╭──

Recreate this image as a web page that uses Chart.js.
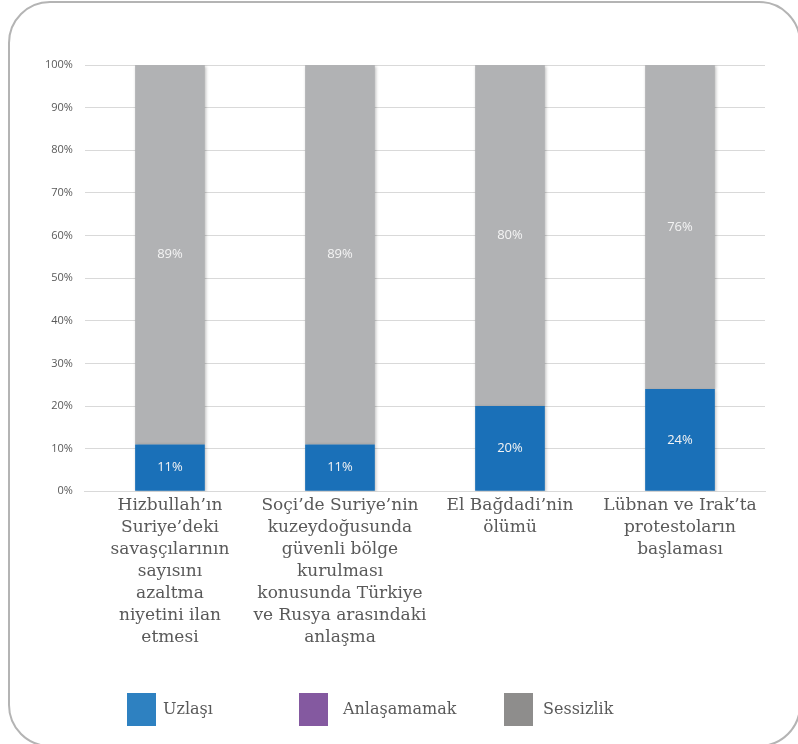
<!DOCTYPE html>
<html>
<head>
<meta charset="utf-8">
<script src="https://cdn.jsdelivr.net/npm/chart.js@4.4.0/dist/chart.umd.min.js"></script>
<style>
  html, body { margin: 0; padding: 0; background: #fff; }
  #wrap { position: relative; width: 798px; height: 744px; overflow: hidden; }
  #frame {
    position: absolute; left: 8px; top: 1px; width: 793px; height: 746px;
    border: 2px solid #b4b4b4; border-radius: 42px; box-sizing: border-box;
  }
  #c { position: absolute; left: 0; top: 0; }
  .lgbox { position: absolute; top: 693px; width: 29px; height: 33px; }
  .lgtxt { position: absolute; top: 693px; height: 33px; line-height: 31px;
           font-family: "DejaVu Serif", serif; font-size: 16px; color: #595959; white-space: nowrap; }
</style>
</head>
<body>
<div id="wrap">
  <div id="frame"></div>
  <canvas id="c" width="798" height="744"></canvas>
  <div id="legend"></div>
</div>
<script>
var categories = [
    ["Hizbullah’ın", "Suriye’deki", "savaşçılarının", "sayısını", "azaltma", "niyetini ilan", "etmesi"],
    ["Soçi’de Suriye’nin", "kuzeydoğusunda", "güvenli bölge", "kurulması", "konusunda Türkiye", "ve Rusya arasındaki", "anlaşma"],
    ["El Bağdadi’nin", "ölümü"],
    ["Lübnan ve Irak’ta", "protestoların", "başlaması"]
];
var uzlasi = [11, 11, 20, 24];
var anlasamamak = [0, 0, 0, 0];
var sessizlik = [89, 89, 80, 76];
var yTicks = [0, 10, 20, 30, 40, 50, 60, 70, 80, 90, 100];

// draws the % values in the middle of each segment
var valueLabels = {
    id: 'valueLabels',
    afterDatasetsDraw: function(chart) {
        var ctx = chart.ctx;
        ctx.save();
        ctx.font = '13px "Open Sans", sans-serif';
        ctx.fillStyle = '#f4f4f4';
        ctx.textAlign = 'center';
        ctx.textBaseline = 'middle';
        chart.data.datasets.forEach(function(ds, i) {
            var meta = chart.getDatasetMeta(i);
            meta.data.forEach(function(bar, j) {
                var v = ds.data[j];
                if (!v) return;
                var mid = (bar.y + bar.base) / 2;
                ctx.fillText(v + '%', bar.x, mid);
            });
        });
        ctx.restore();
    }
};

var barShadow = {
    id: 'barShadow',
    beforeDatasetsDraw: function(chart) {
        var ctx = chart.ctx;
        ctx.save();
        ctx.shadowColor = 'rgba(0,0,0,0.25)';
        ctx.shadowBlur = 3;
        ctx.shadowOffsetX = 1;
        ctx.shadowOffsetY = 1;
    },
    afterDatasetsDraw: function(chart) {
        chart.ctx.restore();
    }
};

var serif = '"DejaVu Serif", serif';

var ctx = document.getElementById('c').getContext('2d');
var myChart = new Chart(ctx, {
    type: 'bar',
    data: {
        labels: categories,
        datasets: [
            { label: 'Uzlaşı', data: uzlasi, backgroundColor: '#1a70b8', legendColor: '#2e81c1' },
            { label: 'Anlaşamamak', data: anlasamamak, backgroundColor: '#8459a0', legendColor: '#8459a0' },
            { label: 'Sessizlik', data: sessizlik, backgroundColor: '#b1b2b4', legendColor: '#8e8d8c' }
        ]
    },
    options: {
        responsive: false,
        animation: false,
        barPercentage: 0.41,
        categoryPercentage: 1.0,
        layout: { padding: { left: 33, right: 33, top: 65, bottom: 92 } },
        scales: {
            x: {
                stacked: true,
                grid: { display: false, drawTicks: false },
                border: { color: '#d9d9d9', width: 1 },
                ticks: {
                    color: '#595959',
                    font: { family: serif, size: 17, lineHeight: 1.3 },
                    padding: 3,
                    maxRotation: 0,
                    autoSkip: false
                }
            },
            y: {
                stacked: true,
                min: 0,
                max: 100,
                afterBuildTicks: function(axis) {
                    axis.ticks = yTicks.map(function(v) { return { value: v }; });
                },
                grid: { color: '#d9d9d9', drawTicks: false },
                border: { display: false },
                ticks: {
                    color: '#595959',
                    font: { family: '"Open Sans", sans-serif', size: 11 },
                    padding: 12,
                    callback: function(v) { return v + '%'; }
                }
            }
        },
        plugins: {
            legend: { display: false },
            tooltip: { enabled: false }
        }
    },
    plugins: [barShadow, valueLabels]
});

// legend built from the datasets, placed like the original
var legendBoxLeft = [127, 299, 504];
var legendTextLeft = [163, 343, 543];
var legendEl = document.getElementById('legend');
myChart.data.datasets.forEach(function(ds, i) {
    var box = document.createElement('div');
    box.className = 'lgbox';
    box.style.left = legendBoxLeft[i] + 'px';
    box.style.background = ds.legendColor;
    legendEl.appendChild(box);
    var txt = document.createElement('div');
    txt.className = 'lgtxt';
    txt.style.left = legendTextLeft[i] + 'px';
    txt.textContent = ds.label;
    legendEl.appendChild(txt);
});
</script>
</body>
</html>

╰──

- _SET TASK_: Reproduce the listing above exactly, excluding all pictures.

- _RESPONSE TO THE TASK_:
Recreate this image as a web page that uses Chart.js.
<!DOCTYPE html>
<html>
<head>
<meta charset="utf-8">
<script src="https://cdn.jsdelivr.net/npm/chart.js@4.4.0/dist/chart.umd.min.js"></script>
<style>
  html, body { margin: 0; padding: 0; background: #fff; }
  #wrap { position: relative; width: 798px; height: 744px; overflow: hidden; }
  #frame {
    position: absolute; left: 8px; top: 1px; width: 793px; height: 746px;
    border: 2px solid #b4b4b4; border-radius: 42px; box-sizing: border-box;
  }
  #c { position: absolute; left: 0; top: 0; }
  .lgbox { position: absolute; top: 693px; width: 29px; height: 33px; }
  .lgtxt { position: absolute; top: 693px; height: 33px; line-height: 31px;
           font-family: "DejaVu Serif", serif; font-size: 16px; color: #595959; white-space: nowrap; }
</style>
</head>
<body>
<div id="wrap">
  <div id="frame"></div>
  <canvas id="c" width="798" height="744"></canvas>
  <div id="legend"></div>
</div>
<script>
var categories = [
    ["Hizbullah’ın", "Suriye’deki", "savaşçılarının", "sayısını", "azaltma", "niyetini ilan", "etmesi"],
    ["Soçi’de Suriye’nin", "kuzeydoğusunda", "güvenli bölge", "kurulması", "konusunda Türkiye", "ve Rusya arasındaki", "anlaşma"],
    ["El Bağdadi’nin", "ölümü"],
    ["Lübnan ve Irak’ta", "protestoların", "başlaması"]
];
var uzlasi = [11, 11, 20, 24];
var anlasamamak = [0, 0, 0, 0];
var sessizlik = [89, 89, 80, 76];
var yTicks = [0, 10, 20, 30, 40, 50, 60, 70, 80, 90, 100];

// draws the % values in the middle of each segment
var valueLabels = {
    id: 'valueLabels',
    afterDatasetsDraw: function(chart) {
        var ctx = chart.ctx;
        ctx.save();
        ctx.font = '13px "Open Sans", sans-serif';
        ctx.fillStyle = '#f4f4f4';
        ctx.textAlign = 'center';
        ctx.textBaseline = 'middle';
        chart.data.datasets.forEach(function(ds, i) {
            var meta = chart.getDatasetMeta(i);
            meta.data.forEach(function(bar, j) {
                var v = ds.data[j];
                if (!v) return;
                var mid = (bar.y + bar.base) / 2;
                ctx.fillText(v + '%', bar.x, mid);
            });
        });
        ctx.restore();
    }
};

var barShadow = {
    id: 'barShadow',
    beforeDatasetsDraw: function(chart) {
        var ctx = chart.ctx;
        ctx.save();
        ctx.shadowColor = 'rgba(0,0,0,0.25)';
        ctx.shadowBlur = 3;
        ctx.shadowOffsetX = 1;
        ctx.shadowOffsetY = 1;
    },
    afterDatasetsDraw: function(chart) {
        chart.ctx.restore();
    }
};

var serif = '"DejaVu Serif", serif';

var ctx = document.getElementById('c').getContext('2d');
var myChart = new Chart(ctx, {
    type: 'bar',
    data: {
        labels: categories,
        datasets: [
            { label: 'Uzlaşı', data: uzlasi, backgroundColor: '#1a70b8', legendColor: '#2e81c1' },
            { label: 'Anlaşamamak', data: anlasamamak, backgroundColor: '#8459a0', legendColor: '#8459a0' },
            { label: 'Sessizlik', data: sessizlik, backgroundColor: '#b1b2b4', legendColor: '#8e8d8c' }
        ]
    },
    options: {
        responsive: false,
        animation: false,
        barPercentage: 0.41,
        categoryPercentage: 1.0,
        layout: { padding: { left: 33, right: 33, top: 65, bottom: 92 } },
        scales: {
            x: {
                stacked: true,
                grid: { display: false, drawTicks: false },
                border: { color: '#d9d9d9', width: 1 },
                ticks: {
                    color: '#595959',
                    font: { family: serif, size: 17, lineHeight: 1.3 },
                    padding: 3,
                    maxRotation: 0,
                    autoSkip: false
                }
            },
            y: {
                stacked: true,
                min: 0,
                max: 100,
                afterBuildTicks: function(axis) {
                    axis.ticks = yTicks.map(function(v) { return { value: v }; });
                },
                grid: { color: '#d9d9d9', drawTicks: false },
                border: { display: false },
                ticks: {
                    color: '#595959',
                    font: { family: '"Open Sans", sans-serif', size: 11 },
                    padding: 12,
                    callback: function(v) { return v + '%'; }
                }
            }
        },
        plugins: {
            legend: { display: false },
            tooltip: { enabled: false }
        }
    },
    plugins: [barShadow, valueLabels]
});

// legend built from the datasets, placed like the original
var legendBoxLeft = [127, 299, 504];
var legendTextLeft = [163, 343, 543];
var legendEl = document.getElementById('legend');
myChart.data.datasets.forEach(function(ds, i) {
    var box = document.createElement('div');
    box.className = 'lgbox';
    box.style.left = legendBoxLeft[i] + 'px';
    box.style.background = ds.legendColor;
    legendEl.appendChild(box);
    var txt = document.createElement('div');
    txt.className = 'lgtxt';
    txt.style.left = legendTextLeft[i] + 'px';
    txt.textContent = ds.label;
    legendEl.appendChild(txt);
});
</script>
</body>
</html>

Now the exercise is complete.